The first one is of course the old-fashioned, seen-everywhere qsort. But there's qsort_b, which takes an block rather than a function. Here's my code:

#include <cstdlib>
#include <cstdio>
#include <iostream>
#include <cstdio>
#include <ctime>

#define DATA 1000000

using namespace std;

int compare(const void* a, const void* b)
{
    return *(int*)a - *(int*)b;
}

int main(int argc, char *argv[])
{
    int* array = new int[DATA];

    srand(time(0));

    for ( int i = 0 ; i < DATA ; ++ i )
    {
        array[i] = rand() % 2147483647;
    }

    clock_t begin = clock();

    qsort(array, DATA, sizeof(array[0]), compare);
    //qsort_b(array, DATA, sizeof(array[0]), ^(const void* a, const void* b) { return *(int*)a - *(int*)b; });

    clock_t end = clock();

    cout << "Time it takes to sort " << DATA << " integers with quicksort: " << end - begin;
}

Here I see big speed difference, what's causing all that difference. To my understanding, blocks is for parallel processing, which in this case won't be faster than functions. There's nothing to parallel process, is there?

EDIT: The heapsort_b(), mergesort_b(), and qsort_b() routines are like the corresponding routines without the _b suffix, expect that the compar callback is a block pointer instead of a function pointer. (FROM BSD MAN PAGE)

EDIT: The speed difference. With DATA being 1000000, qsort finished it in 146832 ns, with qsort_b, in 127391 ns. It's a relatively big difference considering it's about 10% faster.

EDIT: I've edited the code to make it possible to have even bigger array of integers. My personal biggest test result are 100000000 integers, 28136278 (28s) vs. 23870078 (24s). It's a considerably big difference to me.

like image 481
Shane Hsu Avatar asked Dec 17 '12 07:12

Shane Hsu


1 Answers

Objective-C Block is a different kind of animal. It may seem like MACRO(substitution before compilation), and inline functions(telling compiler "Do your best to eliminate function call overhead"), but the overall structure is much more different than those structures.
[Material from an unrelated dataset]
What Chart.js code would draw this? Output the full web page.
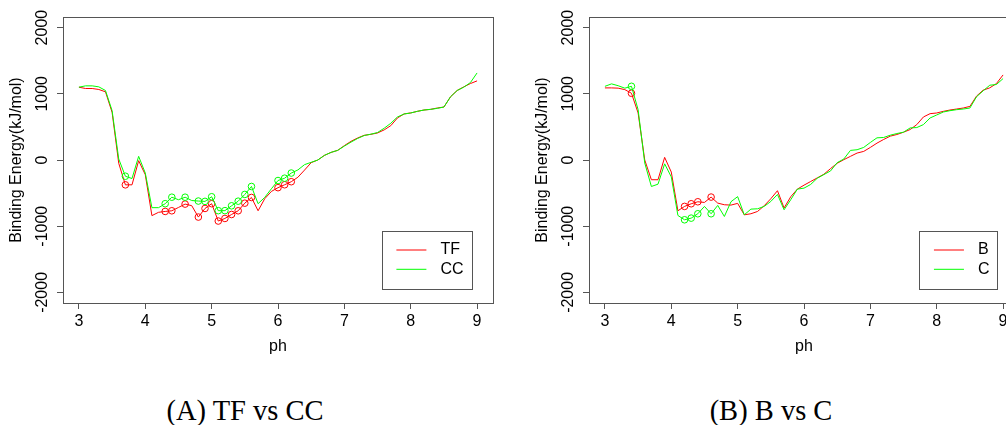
<!DOCTYPE html>
<html>
<head>
<meta charset="utf-8">
<script src="https://cdn.jsdelivr.net/npm/chart.js@4/dist/chart.umd.min.js"></script>
<style>
  html, body { margin: 0; padding: 0; background: #fff; }
  #page { position: relative; width: 1006px; height: 425px; overflow: hidden; background: #fff; }
  canvas { position: absolute; top: 0; }
  #cvA { left: 0; }
  #cvB { left: 526px; }
  .caption { position: absolute; top: 397px; width: 400px; text-align: center;
             font-family: "Liberation Serif", "DejaVu Serif", serif; font-size: 28.5px;
             line-height: 28.5px; color: #000; white-space: nowrap; }
  #capA { left: 45px; }
  #capB { left: 571px; }
</style>
</head>
<body>
<div id="page">
  <canvas id="cvA" width="500" height="370"></canvas>
  <canvas id="cvB" width="500" height="370"></canvas>
  <div class="caption" id="capA">(A) TF vs CC</div>
  <div class="caption" id="capB">(B) B vs C</div>
</div>
<script>
// pH grid shared by every series
const ph = [3.0, 3.1, 3.2, 3.3, 3.4, 3.5, 3.6, 3.7, 3.8, 3.9,
            4.0, 4.1, 4.2, 4.3, 4.4, 4.5, 4.6, 4.7, 4.8, 4.9,
            5.0, 5.1, 5.2, 5.3, 5.4, 5.5, 5.6, 5.7, 5.8, 5.9,
            6.0, 6.1, 6.2, 6.3, 6.4, 6.5, 6.6, 6.7, 6.8, 6.9,
            7.0, 7.1, 7.2, 7.3, 7.4, 7.5, 7.6, 7.7, 7.8, 7.9,
            8.0, 8.1, 8.2, 8.3, 8.4, 8.5, 8.6, 8.7, 8.8, 8.9, 9.0];

// Binding energy (kJ/mol), panel A
const tf = [1100, 1080, 1080, 1065, 1030, 720, -50, -375, -375, -10,
            -222, -840, -790, -777, -767, -717, -666, -690, -862, -732,
            -660, -922, -883, -823, -767, -652, -566, -767, -585, -475,
            -418, -374, -328, -260, -152, -40, 0, 70, 115, 146,
            217, 282, 333, 373, 388, 408, 455, 519, 635, 696,
            711, 735, 755, 765, 785, 800, 955, 1050, 1105, 1155, 1195];
const cc = [1100, 1120, 1120, 1105, 1050, 745, 15, -245, -280, 55,
            -197, -720, -720, -660, -562, -600, -562, -612, -620, -625,
            -555, -765, -765, -692, -622, -520, -400, -660, -565, -435,
            -310, -275, -197, -150, -70, -35, 0, 70, 115, 146,
            210, 270, 325, 370, 390, 415, 480, 555, 650, 695,
            710, 735, 755, 765, 780, 800, 955, 1050, 1100, 1170, 1315];
// pH values flagged with open circles, panel A
const marksA = [3.7, 4.3, 4.4, 4.6, 4.8, 4.9, 5.0, 5.1, 5.2, 5.3, 5.4, 5.5, 5.6, 6.0, 6.1, 6.2];

// Binding energy (kJ/mol), panel B
const bSeries = [1089, 1089, 1085, 1063, 1008, 711, 0, -298, -298, 40,
                 -182, -767, -701, -661, -631, -641, -560, -651, -676, -681,
                 -655, -828, -812, -777, -691, -585, -464, -725, -555, -440,
                 -380, -325, -270, -215, -130, -50, 5, 55, 105, 130,
                 190, 255, 310, 360, 385, 420, 460, 535, 650, 700,
                 710, 735, 755, 770, 785, 810, 965, 1055, 1090, 1155, 1285];
const cSeries = [1113, 1150, 1122, 1085, 1113, 761, -45, -400, -365, -58,
                 -255, -838, -903, -878, -812, -701, -812, -686, -853, -630,
                 -553, -828, -742, -737, -701, -626, -520, -752, -600, -440,
                 -425, -370, -275, -220, -165, -40, 15, 145, 155, 190,
                 265, 335, 340, 375, 400, 420, 485, 490, 535, 635,
                 680, 725, 745, 760, 770, 785, 955, 1045, 1130, 1140, 1230];
// pH values flagged with open circles, panel B
const marksB = [3.4, 4.2, 4.3, 4.4, 4.6];

// Axis ticks
const phTicks = [3, 4, 5, 6, 7, 8, 9];
const energyTicks = [-2000, -1000, 0, 1000, 2000];

const FONT = '"Liberation Sans", Arial, sans-serif';
const AXIS_GREY = '#555';

// Frame, rotated y labels, y title and the boxed legend
const decorations = {
  id: 'decorations',
  afterDraw(chart) {
    const { ctx, chartArea: a, scales: { y } } = chart;
    ctx.save();
    ctx.strokeStyle = AXIS_GREY;
    ctx.lineWidth = 1;
    ctx.strokeRect(Math.round(a.left) + 0.5, Math.round(a.top) + 0.5,
                   Math.round(a.right - a.left), Math.round(a.bottom - a.top));

    ctx.fillStyle = '#000';
    ctx.font = '16px ' + FONT;
    ctx.textAlign = 'center';
    ctx.textBaseline = 'middle';
    energyTicks.forEach(v => {
      ctx.save();
      ctx.translate(a.left - 20, y.getPixelForValue(v));
      ctx.rotate(-Math.PI / 2);
      ctx.fillText(String(v), 0, 0);
      ctx.restore();
    });

    ctx.save();
    ctx.translate(17, (a.top + a.bottom) / 2);
    ctx.rotate(-Math.PI / 2);
    ctx.fillText('Binding Energy(kJ/mol)', 0, 0);
    ctx.restore();

    // legend
    const sets = chart.data.datasets;
    const maxW = Math.max(...sets.map(d => ctx.measureText(d.label).width));
    const boxRight = a.right - 21.5;
    const boxBottom = a.bottom - 14;
    const boxTop = boxBottom - 58.3;
    const textX = boxRight - 8 - maxW;
    const lineX2 = textX - 14;
    const lineX1 = lineX2 - 30;
    const boxLeft = lineX1 - 14.5;
    ctx.strokeStyle = AXIS_GREY;
    ctx.strokeRect(Math.round(boxLeft) + 0.5, Math.round(boxTop) + 0.5,
                   Math.round(boxRight - boxLeft), Math.round(boxBottom - boxTop));
    ctx.textAlign = 'left';
    sets.forEach((d, i) => {
      const ry = boxTop + 19.3 * (i + 1);
      ctx.strokeStyle = d.borderColor;
      ctx.beginPath();
      ctx.moveTo(lineX1, ry);
      ctx.lineTo(lineX2, ry);
      ctx.stroke();
      ctx.fillStyle = '#000';
      ctx.fillText(d.label, textX, ry);
    });
    ctx.restore();
  }
};

function series(label, values, color, marks, order) {
  return {
    label,
    data: ph.map((x, i) => ({ x, y: values[i] })),
    borderColor: color,
    borderWidth: 1,
    tension: 0,
    fill: false,
    order,
    pointStyle: 'circle',
    pointRadius: c => marks.includes(ph[c.dataIndex]) ? 3.3 : 0,
    pointBorderColor: color,
    pointBackgroundColor: 'rgba(0,0,0,0)',
    pointBorderWidth: 1
  };
}

function makeChart(id, datasets) {
  return new Chart(document.getElementById(id), {
    type: 'line',
    data: { datasets },
    plugins: [decorations],
    options: {
      responsive: false,
      animation: false,
      events: [],
      layout: { padding: { top: 17, left: 0, right: 7, bottom: 0 } },
      plugins: { legend: { display: false }, tooltip: { enabled: false }, title: { display: false } },
      scales: {
        x: {
          type: 'linear',
          min: 2.76,
          max: 9.24,
          afterBuildTicks: s => { s.ticks = phTicks.map(v => ({ value: v })); },
          afterFit: s => { s.height = 67; },
          ticks: { color: '#000', font: { family: FONT, size: 16 }, padding: 3,
                   maxRotation: 0, autoSkip: false, callback: v => String(v) },
          grid: { drawOnChartArea: false, drawTicks: true, tickLength: 6, color: AXIS_GREY },
          border: { display: false },
          title: { display: true, text: 'ph', color: '#000',
                   font: { family: FONT, size: 16 }, padding: { top: 0, bottom: 13.4 } }
        },
        y: {
          type: 'linear',
          min: -2160,
          max: 2160,
          afterBuildTicks: s => { s.ticks = energyTicks.map(v => ({ value: v })); },
          afterFit: s => { s.width = 63; },
          ticks: { display: false },
          grid: { drawOnChartArea: false, drawTicks: true, tickLength: 6, color: AXIS_GREY },
          border: { display: false }
        }
      }
    }
  });
}

makeChart('cvA', [
  series('TF', tf, '#ff0000', marksA, 1),
  series('CC', cc, '#00ff00', marksA, 0)
]);
makeChart('cvB', [
  series('B', bSeries, '#ff0000', marksB, 1),
  series('C', cSeries, '#00ff00', marksB, 0)
]);
</script>
</body>
</html>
Block is an object, furthermore, a stack object. The only object that is allowed to be created in the stack (at least without some tricks).

When a Block object created in the stack, compiler adds all local variables, block variables, the addresses of read/write variables it references, and a pointer to block's executable code. So even before starting to execute, everything is ready for computation without any stack operation.

So, it is not an optimization issue, rather an attribute of the Block. It does not have any function call overhead of PUSH and POP s of stack variables.

As an answer to your question, qsort() and qsort_b() does not have any algorithmic difference, but the elaborated structure, block vs function.